(No pictures from Florida, so here are some pictures of the tattoos Tod recently gave the boys. Enjoy.)
1. Tod does not wear his seatbelt on the plane. He also doesn't turn off his electronic devices when they tell us to and both of these things really, really infuriate me. I asked if he's above the law and he said he doesn't want them to find his body if we crash. Sick.
2. Speaking of seat belts, why don't they have them on shuttle buses? We used buses the whole time and I sat there praying we wouldn't crash because I could imagine my body flying through the windshield and landing on the highway where other cars would hit me as well and then who raises my boys and who would kiss them at night and we don't have a living will and would they remember me?
3. Tod may be underfed at home. A company took us to dinner at Charly's Steakhouse -- supposed to be one of the best in the country. I thought it was okay but Tod completely finished his ribeye, lobster tails, sweet potato side, asparagus side, and creme brulee. His metabolism should be studied in a scientific lab somewhere prestigious.

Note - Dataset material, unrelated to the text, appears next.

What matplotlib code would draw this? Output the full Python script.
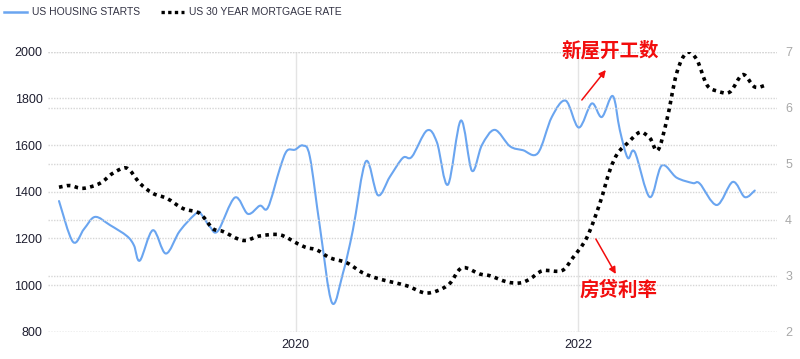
import matplotlib
matplotlib.use("Agg")
import matplotlib.pyplot as plt
from matplotlib.path import Path
from matplotlib.patches import PathPatch
from matplotlib.lines import Line2D
import numpy as np

plt.rcParams['font.family'] = ['Liberation Sans', 'DejaVu Sans']

# ---- data (x in decimal years) ----
housing_t = [2018.324, 2018.423, 2018.501, 2018.579, 2018.685, 2018.805, 2018.855, 2018.897,
             2018.989, 2019.081, 2019.180, 2019.301, 2019.336, 2019.393, 2019.450, 2019.570,
             2019.662, 2019.747, 2019.804, 2019.889, 2019.938, 2019.995, 2020.052, 2020.101,
             2020.172, 2020.257, 2020.335, 2020.406, 2020.498, 2020.583, 2020.668, 2020.760,
             2020.824, 2020.930, 2021.001, 2021.079, 2021.171, 2021.249, 2021.320, 2021.411,
             2021.518, 2021.610, 2021.716, 2021.815, 2021.914, 2022.006, 2022.098, 2022.169,
             2022.247, 2022.297, 2022.353, 2022.403, 2022.509, 2022.594, 2022.700, 2022.814,
             2022.863, 2022.984, 2023.097, 2023.182, 2023.253]
housing_v = [1360, 1185, 1240, 1292, 1257, 1210, 1170, 1105,
             1235, 1135, 1232, 1310, 1300, 1250, 1232, 1375,
             1305, 1340, 1332, 1500, 1575, 1580, 1598, 1550,
             1250, 925, 1050, 1236, 1530, 1385, 1464, 1545,
             1550, 1662, 1612, 1430, 1705, 1490, 1600, 1665,
             1595, 1578, 1565, 1720, 1790, 1675, 1778, 1720,
             1810, 1664, 1545, 1570, 1377, 1512, 1460, 1437,
             1435, 1343, 1442, 1377, 1405]

mortgage_t = [2018.324, 2018.402, 2018.494, 2018.614, 2018.706, 2018.805, 2018.897, 2018.989,
              2019.089, 2019.202, 2019.322, 2019.414, 2019.485, 2019.627, 2019.747, 2019.889,
              2020.016, 2020.080, 2020.151, 2020.243, 2020.363, 2020.477, 2020.597, 2020.788,
              2020.930, 2021.079, 2021.178, 2021.305, 2021.376, 2021.496, 2021.589, 2021.659,
              2021.751, 2021.886, 2021.964, 2022.063, 2022.155, 2022.226, 2022.283, 2022.353,
              2022.438, 2022.509, 2022.566, 2022.630, 2022.700, 2022.771, 2022.842, 2022.913,
              2022.984, 2023.076, 2023.168, 2023.253, 2023.338]
mortgage_v = [4.58, 4.61, 4.56, 4.65, 4.83, 4.92, 4.65, 4.47,
              4.38, 4.20, 4.11, 3.84, 3.79, 3.63, 3.71, 3.73,
              3.57, 3.50, 3.46, 3.32, 3.23, 3.05, 2.94, 2.82,
              2.69, 2.83, 3.14, 3.03, 3.00, 2.89, 2.87, 2.94,
              3.09, 3.09, 3.32, 3.68, 4.29, 4.88, 5.19, 5.37,
              5.56, 5.46, 5.24, 5.78, 6.62, 6.98, 6.86, 6.41,
              6.30, 6.28, 6.59, 6.37, 6.41]

left_ticks = [800, 1000, 1200, 1400, 1600, 1800, 2000]
right_ticks = [2, 3, 4, 5, 6, 7]
x_ticks = [2020, 2022]
x_labels = ['2020', '2022']
series_names = ['US HOUSING STARTS', 'US 30 YEAR MORTGAGE RATE']

BLUE = '#6aa5f0'
RED = '#f20d0d'


def smooth_path(xs, ys):
    """Catmull-Rom curve through the points, as cubic Bezier path (rendering only)."""
    p = np.column_stack([xs, ys]).astype(float)
    n = len(p)
    verts = [p[0]]
    codes = [Path.MOVETO]
    for i in range(n - 1):
        p0 = p[i - 1] if i > 0 else p[i]
        p1 = p[i]
        p2 = p[i + 1]
        p3 = p[i + 2] if i + 2 < n else p[i + 1]
        c1 = p1 + (p2 - p0) / 6.0
        c2 = p2 - (p3 - p1) / 6.0
        verts += [c1, c2, p2]
        codes += [Path.CURVE4] * 3
    return Path(verts, codes)


fig = plt.figure(figsize=(8, 3.59), dpi=100)
ax = fig.add_axes([0.06, 0.076, 0.911, 0.78])
ax2 = ax.twinx()

ax.set_xlim(2018.246, 2023.409)
ax.set_ylim(800, 2000)
ax2.set_ylim(2, 7)

for a in (ax, ax2):
    for s in a.spines.values():
        s.set_visible(False)
    a.tick_params(length=0)

ax.set_yticks(left_ticks)
ax.set_yticklabels([str(t) for t in left_ticks], fontsize=9, color='#1e1e30')
ax2.set_yticks(right_ticks)
ax2.set_yticklabels([str(t) for t in right_ticks], fontsize=9, color='#a8a8a8')
ax.set_xticks(x_ticks)
ax.set_xticklabels(x_labels, fontsize=9, color='#1e1e30')
ax.tick_params(axis='y', pad=4)
ax2.tick_params(axis='y', pad=6)
ax.tick_params(axis='x', pad=5)

ax.grid(axis='y', color='#d6d6d6', linewidth=1.0, linestyle=(0, (1, 1)))
ax2.grid(axis='y', color='#d6d6d6', linewidth=1.0, linestyle=(0, (1, 1)))
ax.grid(axis='x', color='#e4e4e4', linewidth=1.0)
ax.set_axisbelow(True)
ax2.set_axisbelow(True)

hp = PathPatch(smooth_path(housing_t, housing_v), facecolor='none', edgecolor=BLUE,
               linewidth=1.5, capstyle='round', joinstyle='round')
ax.add_patch(hp)
mp = PathPatch(smooth_path(mortgage_t, mortgage_v), facecolor='none', edgecolor='black',
               linewidth=2.6, linestyle=(0, (1, 1.2)))
ax2.add_patch(mp)

handles = [Line2D([], [], color=BLUE, linewidth=1.8),
           Line2D([], [], color='black', linewidth=2.4, linestyle=(0, (1, 1)))]
fig.legend(handles, series_names, loc='upper left', bbox_to_anchor=(-0.004, 1.0),
           ncol=2, frameon=False, fontsize=7.5, handlelength=2.2, handletextpad=0.5,
           columnspacing=2.0, labelcolor='#333344', borderaxespad=0.3)

cjk = ['Noto Sans CJK SC', 'DejaVu Sans']
ax2.text(0.772, 1.0025, '新屋开工数', transform=ax2.transAxes, ha='center', va='center',
         fontsize=14, color=RED, family=cjk, fontweight='bold')
ax2.annotate('', xy=(0.7654, 0.9346), xytext=(0.7325, 0.8275),
             xycoords='axes fraction', textcoords='axes fraction',
             arrowprops=dict(arrowstyle='-|>', color=RED, lw=1.1, mutation_scale=10,
                             shrinkA=0, shrinkB=0))
ax2.text(0.7826, 0.1489, '房贷利率', transform=ax2.transAxes, ha='center', va='center',
         fontsize=14, color=RED, family=cjk, fontweight='bold')
ax2.annotate('', xy=(0.7791, 0.2061), xytext=(0.7517, 0.3311),
             xycoords='axes fraction', textcoords='axes fraction',
             arrowprops=dict(arrowstyle='-|>', color=RED, lw=1.1, mutation_scale=10,
                             shrinkA=0, shrinkB=0))

fig.savefig('out.png', dpi=100)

4. Hotel floors just feel dirty. I forgot flip flops and ended up tip toeing around our room the whole time.
5. Next time Grandma babysits, remind her that the boys drown everything -- including phones. Sorry, Carol.
6. Also, next time you travel with a cold, be sure to anticipate it growing into something much, much worse as soon as you get home. And be sure that your mom is there so she can 1. take your kids away from you (even to Chuck-E-Cheese bless her heart) while you sleep 2. vacuum your whole house 3. do all your laundry 4. bring you toast 5. fill fridge with food 6. feed Tod and 7. replace your sick old rags with new ones 8. clean out your microwave and 9. scrub your sort of gross stove top until it's sparkling.
7. I wanted to leave my boys and as soon as I did I missed them. A little.